This time the reference is to the European economy, to the foolhardy flirting with the deflation danger, and to the deadweight anchor role being played by Germany. And who is making the reference, why Stephen Roach, who else?
The European economy is an accident waiting to happen. Lacking in domestic demand, a sharply rising euro is crimping the continent’s main source of growth -- external demand. In my view, the combination of misguided policies, lagging structural reforms, and acute pressure on Germany leaves Europe both exposed and unprepared to cope with most shocks -- let alone the currency shock that is now unfolding. Europe needs to get its act together sooner rather than later. Steeped in denial, the risk is it won’t............
With most of Asia in deflation and US monetary authorities now sounding the alert, it’s hard to fathom the possibility that a structurally impaired Europe might be spared from this increasingly global phenomenon. If anything, the sharp appreciation of the euro makes the case for Euroland deflation all the more compelling. Yet the ECB’s stunning intransigence at its May 8 policy meeting takes the concept of denial to an entirely different level. I believe European policy makers are taking unnecessary risk when they can least afford to do so -- precisely the opposite of what is required to fight deflation. The strictures of EMU are being placed ahead of increasingly worrisome economic perils. Something has to give -- either the economy or an increasingly antiquated policy framework. I vote for the latter. Rules-based policy constraints don’t fly in an increasingly deflationary world -- especially if those rules are set with an eye toward fighting the old battle of inflation............

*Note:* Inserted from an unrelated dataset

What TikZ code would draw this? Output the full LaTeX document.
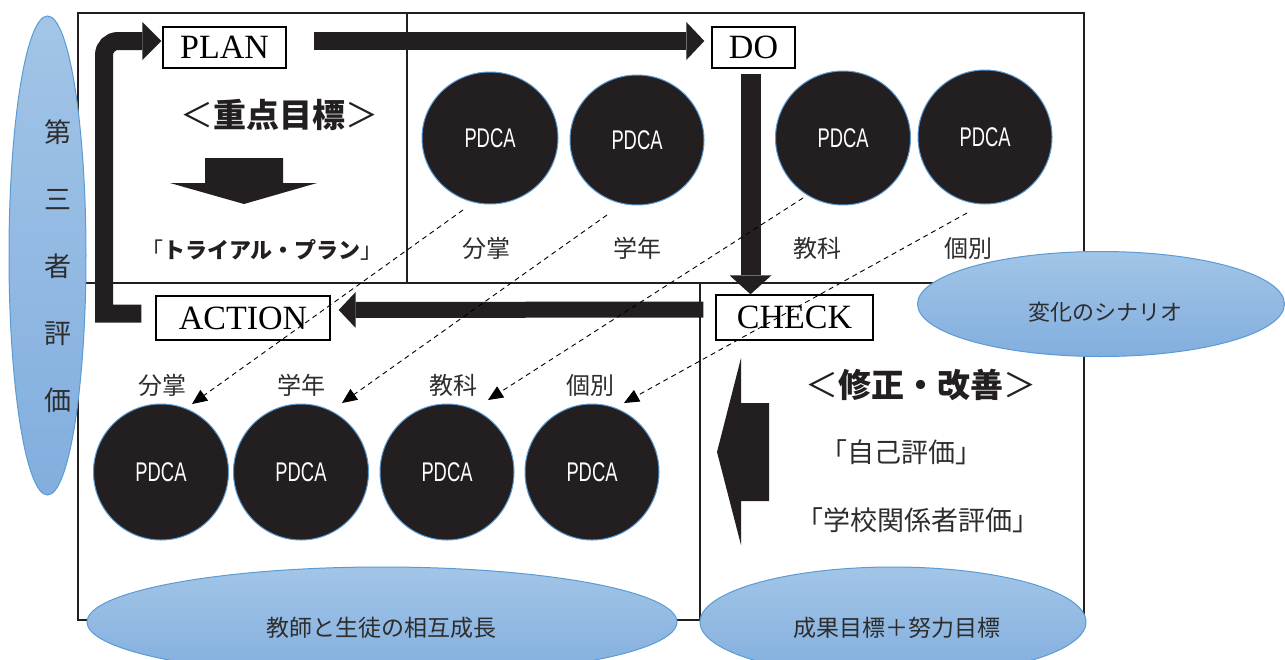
\documentclass[tikz,border=0pt]{standalone}
\usepackage{fontspec}
\setmainfont{Liberation Serif}
\newfontfamily\jp{Noto Sans CJK JP}
\newfontfamily\pdcafont{Liberation Sans}[FakeStretch=0.68]
\usetikzlibrary{arrows.meta,calc,shapes.geometric}
\definecolor{ink}{RGB}{35,31,32}
\definecolor{blueA}{RGB}{162,197,231}
\definecolor{blueB}{RGB}{130,174,222}
\definecolor{blueline}{RGB}{91,155,213}
\definecolor{txt}{RGB}{45,45,45}
\begin{document}
\begin{tikzpicture}[x=1pt,y=-1pt,
  frame/.style={draw=ink,line width=1.6pt},
  stagebox/.style={draw=black,line width=1.4pt,fill=white,inner sep=0pt,
     font=\fontsize{34}{36}\selectfont},
  pdca/.style={ellipse,fill=ink,draw=blueline,line width=1pt,inner sep=0pt,
     text=white,font=\pdcafont\fontsize{27}{27}\selectfont},
  blueell/.style={ellipse,draw=blueline,line width=1pt,top color=blueA,bottom color=blueB,inner sep=0pt},
  lbl/.style={text=txt,font=\jp\fontsize{24}{26}\selectfont,inner sep=0pt},
  elltext/.style={text=txt,font=\jp\fontsize{22}{24}\selectfont,inner sep=0pt},
  bigarrow/.style={draw=ink,line width=#1},
  dasharrow/.style={draw=black,line width=0.9pt,dash pattern=on 5pt off 4pt,
     -{Triangle[length=15pt,width=13pt]}},
]
\useasboundingbox (0,0) rectangle (1285,659);
\fill[white] (0,0) rectangle (1285,659);
\clip (0,0) rectangle (1285,659);

% frame
\draw[frame] (78,13) rectangle (1084,620);
\draw[frame] (78,283) -- (1084,283);
\draw[frame] (407,13) -- (407,283);
\draw[frame] (700,283) -- (700,620);

% stage boxes
\node[stagebox,minimum width=123pt,minimum height=41pt] (PLAN) at (224.5,47.5) {PLAN};
\node[stagebox,minimum width=83pt,minimum height=41pt] (DO) at (753.5,47.5) {DO};
\node[stagebox,minimum width=174pt,minimum height=44pt] (ACTION) at (243,318) {ACTION};
\node[stagebox,minimum width=157pt,minimum height=45pt] (CHECK) at (794.5,317.5) {CHECK};

% PDCA circles top
\node[pdca,minimum width=136pt,minimum height=132pt] (t1) at (490,138) {PDCA};
\node[pdca,minimum width=134pt,minimum height=130pt] (t2) at (637,140) {PDCA};
\node[pdca,minimum width=135pt,minimum height=134pt] (t3) at (843,138) {PDCA};
\node[pdca,minimum width=134pt,minimum height=134pt] (t4) at (985,137) {PDCA};
% PDCA circles bottom
\node[pdca,minimum width=135pt,minimum height=136pt] (b1) at (161,472) {PDCA};
\node[pdca,minimum width=135pt,minimum height=136pt] (b2) at (301,472) {PDCA};
\node[pdca,minimum width=134pt,minimum height=136pt] (b3) at (447,472) {PDCA};
\node[pdca,minimum width=134pt,minimum height=136pt] (b4) at (592,472) {PDCA};

% labels
\node[lbl] (lt1) at (486,248) {分掌};
\node[lbl] (lt2) at (637,248) {学年};
\node[lbl] (lt3) at (817,248) {教科};
\node[lbl] (lt4) at (968,248) {個別};
\node[lbl] (lb1) at (162,385) {分掌};
\node[lbl] (lb2) at (301,385) {学年};
\node[lbl] (lb3) at (453,385) {教科};
\node[lbl] (lb4) at (590,385) {個別};

% PLAN area texts
\node[inner sep=0pt,text=ink,font=\jp\fontsize{33}{36}\selectfont] (goal) at (279,115) {＜\textbf{重点目標}＞};
\node[inner sep=0pt,text=ink,font=\jp\fontsize{22}{24}\selectfont] (trial) at (262,250) {「\textbf{トライアル・プラン}」};
\fill[ink] (205,158) -- (283,158) -- (283,183) -- (317,183) -- (244,204) -- (170,183) -- (205,183) -- cycle;

% CHECK area texts
\node[inner sep=0pt,text=ink,font=\jp\fontsize{33}{36}\selectfont] (fix) at (921,385) {＜\textbf{修正・改善}＞};
\node[inner sep=0pt,text=txt,font=\jp\fontsize{27}{30}\selectfont] (self) at (901,452) {「自己評価」};
\node[inner sep=0pt,text=txt,font=\jp\fontsize{27}{30}\selectfont] (school) at (918,520) {「学校関係者評価」};
\fill[ink] (741,358) -- (741,403) -- (769,403) -- (769,501) -- (741,501) -- (741,545) -- (717,452) -- cycle;

% big arrows
\draw[bigarrow=18pt,-{Triangle[length=18pt,width=38pt,line width=0pt]}]
  ($(PLAN.east)+(27,-6.5)$) -- ($(DO.west)+(-7,-6.5)$);
\coordinate (dostart) at ($(DO.south)+(-3,5)$);
\draw[bigarrow=20pt,-{Triangle[length=19pt,width=42pt,line width=0pt]}]
  (dostart) -- (dostart |- CHECK.north);
\draw[bigarrow=16pt,-{Triangle[length=17pt,width=36pt,line width=0pt]}]
  ($(CHECK.west)+(-12,-8)$) -- ($(ACTION.east)+(8,-8)$);
\coordinate (bendlow) at (104,313.5);
\coordinate (bendtop) at (104,41);
\draw[bigarrow=18pt,-{Triangle[length=19pt,width=38pt,line width=0pt]}]
  ($(ACTION.west)+(-14,-4.5)$) -- (bendlow) [rounded corners=14pt] -- (bendtop) -- ($(PLAN.west)+(-1,-6.5)$);

% dashed arrows
\draw[dasharrow] ($(t1.center)+(-27,72)$) -- ($(b1.center)+(31,-68)$);
\draw[dasharrow] ($(t2.center)+(-30,75)$) -- ($(b2.center)+(41,-69)$);
\draw[dasharrow] ($(t3.center)+(-40,60)$) -- ($(b3.center)+(41,-72)$);
\draw[dasharrow] ($(t4.center)+(-18,76)$) -- ($(b4.center)+(32,-69)$);

% blue ellipses
\node[blueell,minimum width=77pt,minimum height=479pt] (third) at (47.5,255.5) {};
\node[inner sep=0pt,text=txt,font=\jp\fontsize{27}{67}\selectfont,align=center] (thirdtxt) at (58,266) {第\\三\\者\\評\\価};
\node[blueell,minimum width=367pt,minimum height=105pt] (scen) at (1101,304) {};
\node[elltext] (scentxt) at (1105,312) {変化のシナリオ};
\node[blueell,minimum width=590pt,minimum height=110pt] (grow) at (382,622) {};
\node[elltext,font=\jp\fontsize{23}{24}\selectfont] (growtxt) at (381,628) {教師と生徒の相互成長};
\node[blueell,minimum width=386pt,minimum height=110pt] (goalell) at (893,622) {};
\node[elltext,font=\jp\fontsize{23}{24}\selectfont] (goalelltxt) at (897,628) {成果目標＋努力目標};
\end{tikzpicture}
\end{document}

Obviously, it wouldn’t take much to push Germany through the deflationary threshold. That push may now be at hand. With the German economy probably contracting in the current quarter and the unemployment rate extraordinarily high (10.7%) and rising, there is every reason to expect further disinflation in this extremely low-inflation economy in the months ahead. A whiff of German deflation could be complicated all the more by the nation’s increasingly fragile financial system -- banks and insurance companies, alike. The Japan comparison is no longer a stretch for Germany. And if that’s the case, you have to wonder if the rest of Euroland has the capacity to avoid a similar outcome. As I see it, the German experience has revealed a critical and potentially fatal flaw of EMU: Without true economic convergence, it may well be that the big economies in this heterogeneous union have to be treated as special risks. If and when they are judged to be in a state of acute distress, pan-regional policies may need to be tailor-made for the weak link in the chain. The mounting perils of Germany are now screaming out for just such a remedy. Euroland’s once proud growth engine has been transformed into the deadweight of an anchor.